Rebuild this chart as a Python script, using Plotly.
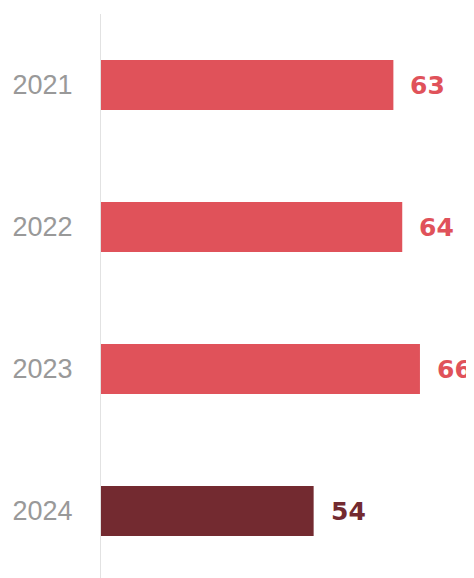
""" Horizontal bars by year. """

import plotly.graph_objects as go


years = ["2021", "2022", "2023", "2024"]
values = [63, 64, 66, 54]
colors = ["#E0525A", "#E0525A", "#E0525A", "#732A30"]
AXIS_START = 30

fig = go.Figure(
    go.Bar(
        x=[v - AXIS_START for v in values],
        y=years,
        base=AXIS_START,
        orientation="h",
        marker=dict(color=colors, line=dict(width=0)),
        width=0.352,
        hoverinfo="skip",
    )
)

# value labels, placed by category index
for i, (val, col) in enumerate(zip(values, colors)):
    fig.add_annotation(
        x=val,
        y=i,
        text=f"<b>{val}</b>",
        showarrow=False,
        xanchor="left",
        xshift=15,
        font=dict(family="DejaVu Sans", size=25, color=col),
    )

fig.update_xaxes(
    range=[AXIS_START, 72.1],
    visible=False,
    showgrid=False,
    zeroline=False,
)
fig.update_yaxes(
    type="category",
    range=[3.528, -0.5],
    showline=True,
    linecolor="#E2E2E2",
    linewidth=1,
    showgrid=False,
    ticks="",
    ticklabelstandoff=22,
    tickfont=dict(family="Liberation Sans, Arial", size=27, color="#999999"),
)
fig.update_layout(
    width=500,
    height=578,
    margin={"l": 93, "r": 34, "t": 6, "b": 0},
    plot_bgcolor="white",
    paper_bgcolor="white",
    showlegend=False,
)

fig.write_html("out.html")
----
### [Stated exercise]
Reproduce the material above exactly, first line through the line that contains "AXIS_START = 30", minus the pictures.

### [Full answer]
Rebuild this chart as a Python script, using Plotly.
""" Horizontal bars by year. """

import plotly.graph_objects as go


years = ["2021", "2022", "2023", "2024"]
values = [63, 64, 66, 54]
colors = ["#E0525A", "#E0525A", "#E0525A", "#732A30"]
AXIS_START = 30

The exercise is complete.